▶ **Records supplied**:

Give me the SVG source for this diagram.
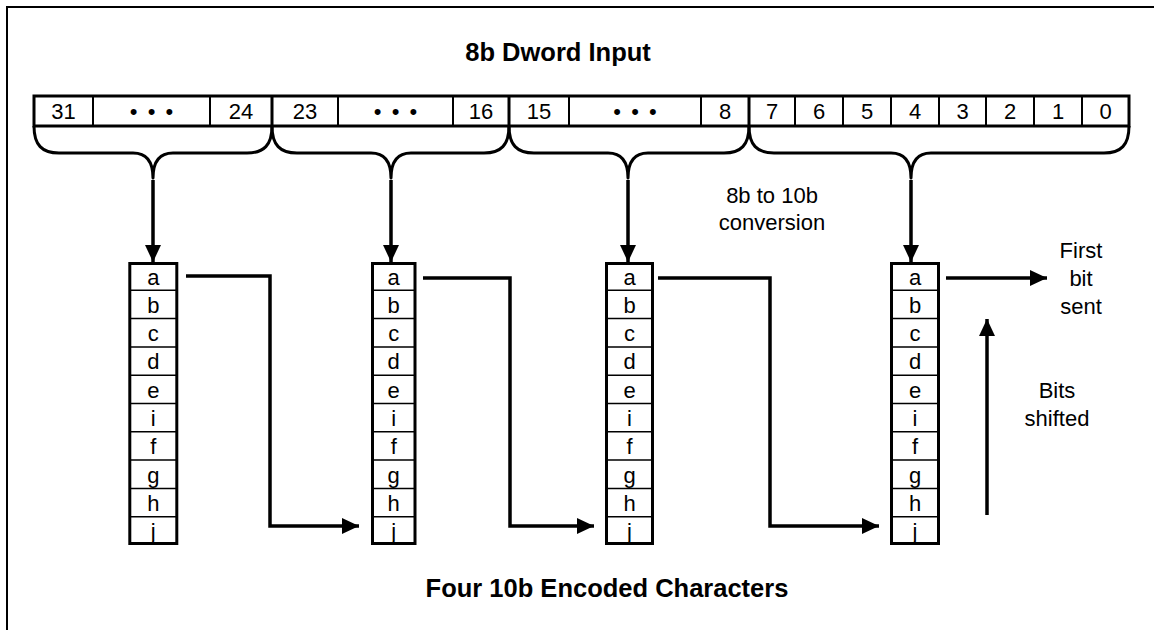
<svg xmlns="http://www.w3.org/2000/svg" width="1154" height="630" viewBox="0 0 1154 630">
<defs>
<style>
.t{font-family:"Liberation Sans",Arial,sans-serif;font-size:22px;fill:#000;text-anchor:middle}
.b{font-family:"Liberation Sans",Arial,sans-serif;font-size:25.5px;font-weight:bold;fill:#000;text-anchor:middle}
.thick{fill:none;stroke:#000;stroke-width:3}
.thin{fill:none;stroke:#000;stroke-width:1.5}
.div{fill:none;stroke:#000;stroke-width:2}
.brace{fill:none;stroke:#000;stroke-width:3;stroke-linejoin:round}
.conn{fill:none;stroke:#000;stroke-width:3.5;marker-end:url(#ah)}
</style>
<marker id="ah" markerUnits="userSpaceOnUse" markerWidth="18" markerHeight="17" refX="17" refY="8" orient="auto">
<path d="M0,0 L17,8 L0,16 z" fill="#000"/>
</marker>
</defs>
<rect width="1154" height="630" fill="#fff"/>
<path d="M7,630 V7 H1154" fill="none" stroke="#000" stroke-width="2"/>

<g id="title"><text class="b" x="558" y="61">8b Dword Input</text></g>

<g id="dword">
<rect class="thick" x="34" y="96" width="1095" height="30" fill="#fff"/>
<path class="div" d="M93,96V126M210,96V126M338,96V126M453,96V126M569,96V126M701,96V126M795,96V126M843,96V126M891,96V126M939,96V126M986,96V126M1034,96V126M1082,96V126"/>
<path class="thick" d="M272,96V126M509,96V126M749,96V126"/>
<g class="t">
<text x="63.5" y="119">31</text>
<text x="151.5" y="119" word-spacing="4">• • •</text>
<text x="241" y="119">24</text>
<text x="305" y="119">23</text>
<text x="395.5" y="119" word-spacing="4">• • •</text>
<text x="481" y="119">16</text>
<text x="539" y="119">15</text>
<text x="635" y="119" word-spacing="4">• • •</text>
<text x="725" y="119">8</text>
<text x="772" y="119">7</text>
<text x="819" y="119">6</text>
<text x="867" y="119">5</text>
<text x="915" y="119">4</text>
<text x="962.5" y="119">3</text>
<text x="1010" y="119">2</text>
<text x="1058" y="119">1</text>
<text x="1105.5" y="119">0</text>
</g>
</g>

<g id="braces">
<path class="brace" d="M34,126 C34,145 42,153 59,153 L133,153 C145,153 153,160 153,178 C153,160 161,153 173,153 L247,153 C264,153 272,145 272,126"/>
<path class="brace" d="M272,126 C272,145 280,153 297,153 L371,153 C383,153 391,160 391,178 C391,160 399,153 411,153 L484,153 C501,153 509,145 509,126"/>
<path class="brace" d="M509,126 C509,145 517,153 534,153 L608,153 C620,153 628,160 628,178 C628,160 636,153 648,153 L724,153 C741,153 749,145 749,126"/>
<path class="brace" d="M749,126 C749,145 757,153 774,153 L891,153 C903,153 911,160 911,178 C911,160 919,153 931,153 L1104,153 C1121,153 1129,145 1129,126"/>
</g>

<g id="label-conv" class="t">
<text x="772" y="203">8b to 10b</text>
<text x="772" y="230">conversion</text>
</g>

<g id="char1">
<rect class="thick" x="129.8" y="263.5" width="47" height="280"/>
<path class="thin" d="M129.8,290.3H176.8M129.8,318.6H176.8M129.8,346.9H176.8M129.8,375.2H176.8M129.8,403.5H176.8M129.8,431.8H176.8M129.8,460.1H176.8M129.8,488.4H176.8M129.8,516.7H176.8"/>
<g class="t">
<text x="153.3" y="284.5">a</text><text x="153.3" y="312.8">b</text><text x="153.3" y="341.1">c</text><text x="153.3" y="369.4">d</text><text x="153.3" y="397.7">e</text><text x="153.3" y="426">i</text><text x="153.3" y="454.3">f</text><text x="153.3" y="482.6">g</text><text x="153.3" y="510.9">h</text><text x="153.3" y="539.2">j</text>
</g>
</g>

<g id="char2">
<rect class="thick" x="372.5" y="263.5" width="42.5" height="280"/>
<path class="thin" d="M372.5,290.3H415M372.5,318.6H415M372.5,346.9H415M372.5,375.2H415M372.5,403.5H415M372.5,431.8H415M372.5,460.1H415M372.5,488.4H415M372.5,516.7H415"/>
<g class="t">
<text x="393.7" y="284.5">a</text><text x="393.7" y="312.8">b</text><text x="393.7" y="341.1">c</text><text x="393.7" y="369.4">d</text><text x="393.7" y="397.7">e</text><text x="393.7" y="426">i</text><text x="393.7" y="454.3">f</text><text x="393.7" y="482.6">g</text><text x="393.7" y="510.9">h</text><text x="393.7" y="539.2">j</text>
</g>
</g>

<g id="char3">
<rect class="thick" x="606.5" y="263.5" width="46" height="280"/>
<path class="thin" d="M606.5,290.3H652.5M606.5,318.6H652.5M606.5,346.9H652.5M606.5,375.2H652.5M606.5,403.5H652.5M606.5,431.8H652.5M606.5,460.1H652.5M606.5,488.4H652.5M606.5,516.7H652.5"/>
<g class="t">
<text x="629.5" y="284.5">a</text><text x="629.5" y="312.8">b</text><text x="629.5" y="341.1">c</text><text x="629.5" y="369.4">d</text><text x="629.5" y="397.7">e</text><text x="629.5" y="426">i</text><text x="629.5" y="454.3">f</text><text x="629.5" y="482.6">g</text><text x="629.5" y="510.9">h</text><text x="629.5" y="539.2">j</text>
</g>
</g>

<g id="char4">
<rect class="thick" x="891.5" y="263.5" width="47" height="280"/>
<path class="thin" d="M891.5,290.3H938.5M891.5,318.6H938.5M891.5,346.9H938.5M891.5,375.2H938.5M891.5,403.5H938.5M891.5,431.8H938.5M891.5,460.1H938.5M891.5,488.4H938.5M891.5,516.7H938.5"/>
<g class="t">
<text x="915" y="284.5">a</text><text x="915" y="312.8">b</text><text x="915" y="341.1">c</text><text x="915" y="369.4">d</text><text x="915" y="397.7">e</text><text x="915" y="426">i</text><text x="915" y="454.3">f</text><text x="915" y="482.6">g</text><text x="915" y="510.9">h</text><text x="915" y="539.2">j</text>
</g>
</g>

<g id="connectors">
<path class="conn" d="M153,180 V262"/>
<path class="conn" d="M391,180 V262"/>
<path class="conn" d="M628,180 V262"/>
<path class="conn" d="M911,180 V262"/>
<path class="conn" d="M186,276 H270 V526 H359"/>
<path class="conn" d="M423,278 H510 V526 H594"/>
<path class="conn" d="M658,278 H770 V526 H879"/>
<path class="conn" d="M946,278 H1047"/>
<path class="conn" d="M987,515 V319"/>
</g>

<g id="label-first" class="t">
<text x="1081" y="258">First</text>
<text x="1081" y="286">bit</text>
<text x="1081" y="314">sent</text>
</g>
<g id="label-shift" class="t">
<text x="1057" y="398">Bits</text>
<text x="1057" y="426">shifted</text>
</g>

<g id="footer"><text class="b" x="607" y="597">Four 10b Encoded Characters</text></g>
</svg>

==

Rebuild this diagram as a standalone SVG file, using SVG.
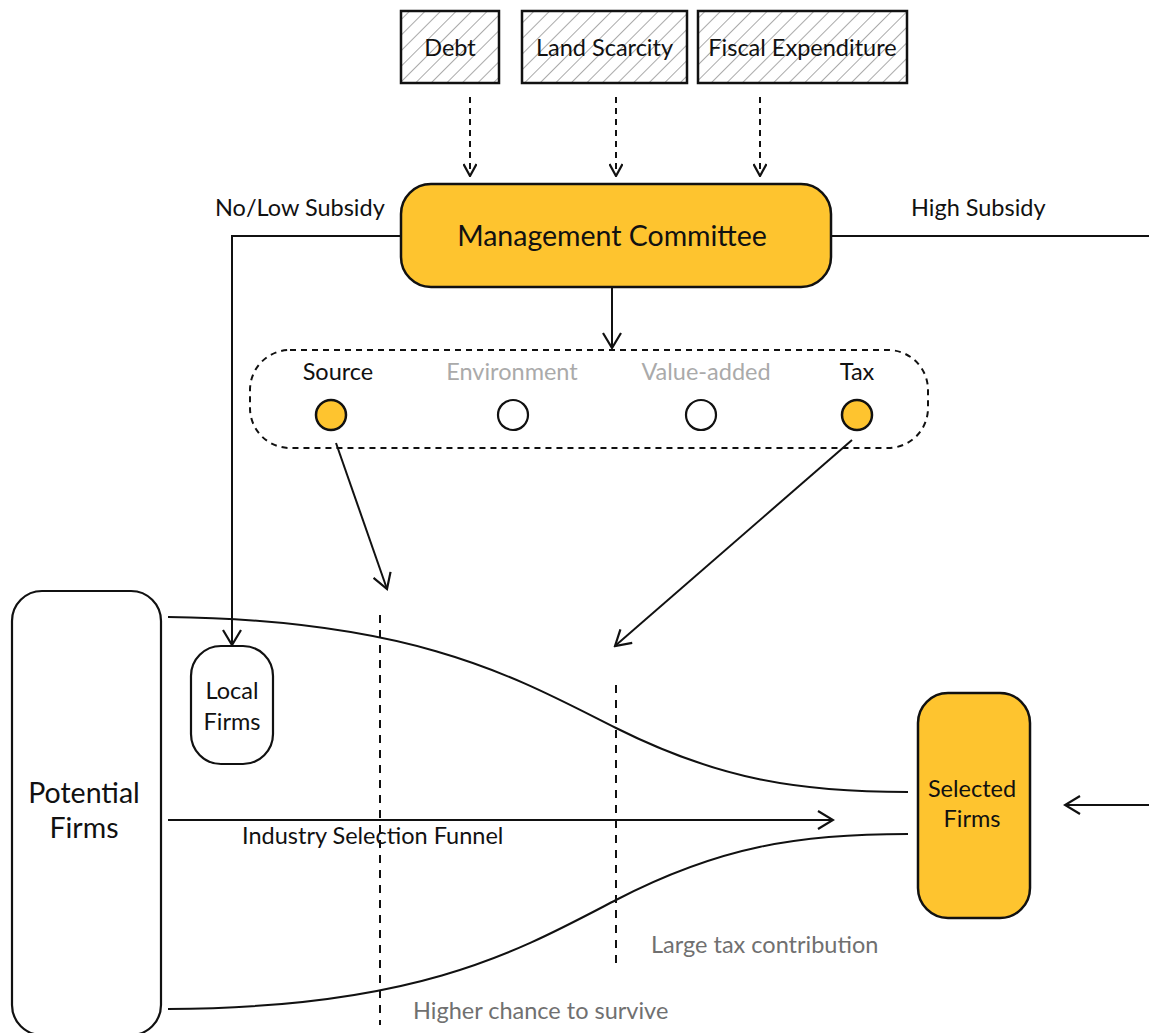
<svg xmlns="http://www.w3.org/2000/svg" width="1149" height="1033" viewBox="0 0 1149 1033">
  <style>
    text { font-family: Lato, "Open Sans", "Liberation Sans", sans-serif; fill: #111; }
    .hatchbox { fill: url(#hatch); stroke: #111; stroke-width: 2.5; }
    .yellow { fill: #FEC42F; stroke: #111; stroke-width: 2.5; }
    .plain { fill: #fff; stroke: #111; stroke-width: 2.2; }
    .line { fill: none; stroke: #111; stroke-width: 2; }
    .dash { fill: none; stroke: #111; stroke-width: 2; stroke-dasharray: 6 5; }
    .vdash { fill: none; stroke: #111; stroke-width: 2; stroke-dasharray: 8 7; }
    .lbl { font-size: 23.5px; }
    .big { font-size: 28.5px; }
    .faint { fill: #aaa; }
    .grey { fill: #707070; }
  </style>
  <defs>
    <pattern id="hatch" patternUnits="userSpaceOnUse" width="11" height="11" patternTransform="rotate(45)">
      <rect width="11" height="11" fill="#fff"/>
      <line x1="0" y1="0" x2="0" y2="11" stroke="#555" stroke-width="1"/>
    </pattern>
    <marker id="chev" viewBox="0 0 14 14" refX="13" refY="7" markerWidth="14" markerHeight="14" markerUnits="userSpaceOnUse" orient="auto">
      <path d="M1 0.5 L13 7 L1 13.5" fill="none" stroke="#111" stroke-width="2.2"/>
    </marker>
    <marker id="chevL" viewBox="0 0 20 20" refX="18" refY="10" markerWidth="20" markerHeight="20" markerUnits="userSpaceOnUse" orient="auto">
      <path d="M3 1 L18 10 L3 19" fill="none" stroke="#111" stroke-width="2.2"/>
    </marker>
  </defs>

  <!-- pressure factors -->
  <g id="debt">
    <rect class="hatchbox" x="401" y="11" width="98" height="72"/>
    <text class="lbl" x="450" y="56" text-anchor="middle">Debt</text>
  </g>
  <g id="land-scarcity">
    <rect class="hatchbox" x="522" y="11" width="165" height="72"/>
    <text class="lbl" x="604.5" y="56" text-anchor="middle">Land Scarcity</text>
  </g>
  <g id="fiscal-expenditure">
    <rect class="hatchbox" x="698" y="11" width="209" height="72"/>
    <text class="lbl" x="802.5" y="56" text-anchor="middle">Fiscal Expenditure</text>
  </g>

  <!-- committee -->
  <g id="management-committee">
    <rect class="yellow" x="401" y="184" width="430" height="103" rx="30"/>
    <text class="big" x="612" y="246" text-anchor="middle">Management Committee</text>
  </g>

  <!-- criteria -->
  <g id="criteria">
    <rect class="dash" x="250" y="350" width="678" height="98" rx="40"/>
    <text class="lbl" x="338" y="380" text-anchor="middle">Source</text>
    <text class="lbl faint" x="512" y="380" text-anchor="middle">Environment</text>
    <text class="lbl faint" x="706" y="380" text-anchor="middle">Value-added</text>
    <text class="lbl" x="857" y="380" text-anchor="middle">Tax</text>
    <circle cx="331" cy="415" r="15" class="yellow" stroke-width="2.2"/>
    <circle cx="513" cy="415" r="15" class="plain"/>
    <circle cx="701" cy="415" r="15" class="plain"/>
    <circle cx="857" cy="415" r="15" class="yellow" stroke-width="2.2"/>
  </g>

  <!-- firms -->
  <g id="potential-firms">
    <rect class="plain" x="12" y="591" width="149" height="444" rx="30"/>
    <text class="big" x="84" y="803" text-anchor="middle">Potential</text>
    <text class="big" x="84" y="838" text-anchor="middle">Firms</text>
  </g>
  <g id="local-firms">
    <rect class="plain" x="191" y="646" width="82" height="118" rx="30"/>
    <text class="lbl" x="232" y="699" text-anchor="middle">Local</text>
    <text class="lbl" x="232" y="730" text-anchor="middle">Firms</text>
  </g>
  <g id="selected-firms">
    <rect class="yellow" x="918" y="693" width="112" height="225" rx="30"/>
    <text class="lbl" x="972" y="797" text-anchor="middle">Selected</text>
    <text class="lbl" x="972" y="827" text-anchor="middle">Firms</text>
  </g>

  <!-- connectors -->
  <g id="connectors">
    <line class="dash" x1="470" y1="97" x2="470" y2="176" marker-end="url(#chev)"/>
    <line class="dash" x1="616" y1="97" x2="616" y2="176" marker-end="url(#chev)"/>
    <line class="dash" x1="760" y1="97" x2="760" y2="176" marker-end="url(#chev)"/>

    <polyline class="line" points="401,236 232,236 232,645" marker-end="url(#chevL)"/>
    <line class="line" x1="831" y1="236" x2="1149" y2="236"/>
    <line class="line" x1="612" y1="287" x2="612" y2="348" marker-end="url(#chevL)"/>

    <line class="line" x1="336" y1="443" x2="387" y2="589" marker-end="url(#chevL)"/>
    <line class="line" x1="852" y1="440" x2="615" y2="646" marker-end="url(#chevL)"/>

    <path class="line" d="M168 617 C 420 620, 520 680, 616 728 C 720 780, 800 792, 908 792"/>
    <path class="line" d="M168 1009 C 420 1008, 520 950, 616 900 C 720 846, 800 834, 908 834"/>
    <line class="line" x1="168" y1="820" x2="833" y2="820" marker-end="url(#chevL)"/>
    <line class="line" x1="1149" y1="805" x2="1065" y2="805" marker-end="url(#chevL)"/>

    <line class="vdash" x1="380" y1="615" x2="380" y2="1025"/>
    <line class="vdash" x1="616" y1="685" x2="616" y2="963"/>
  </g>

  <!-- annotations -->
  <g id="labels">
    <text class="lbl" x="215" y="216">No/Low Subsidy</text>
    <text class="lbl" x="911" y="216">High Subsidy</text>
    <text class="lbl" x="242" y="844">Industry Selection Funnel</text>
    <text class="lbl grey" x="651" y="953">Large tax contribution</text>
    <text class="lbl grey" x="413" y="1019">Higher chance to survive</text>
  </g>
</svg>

▶ **Given request**: Look through the entries and return every line where "this" appears.

▶ **Completed exercise**:
Give me the SVG source for this diagram.
Rebuild this diagram as a standalone SVG file, using SVG.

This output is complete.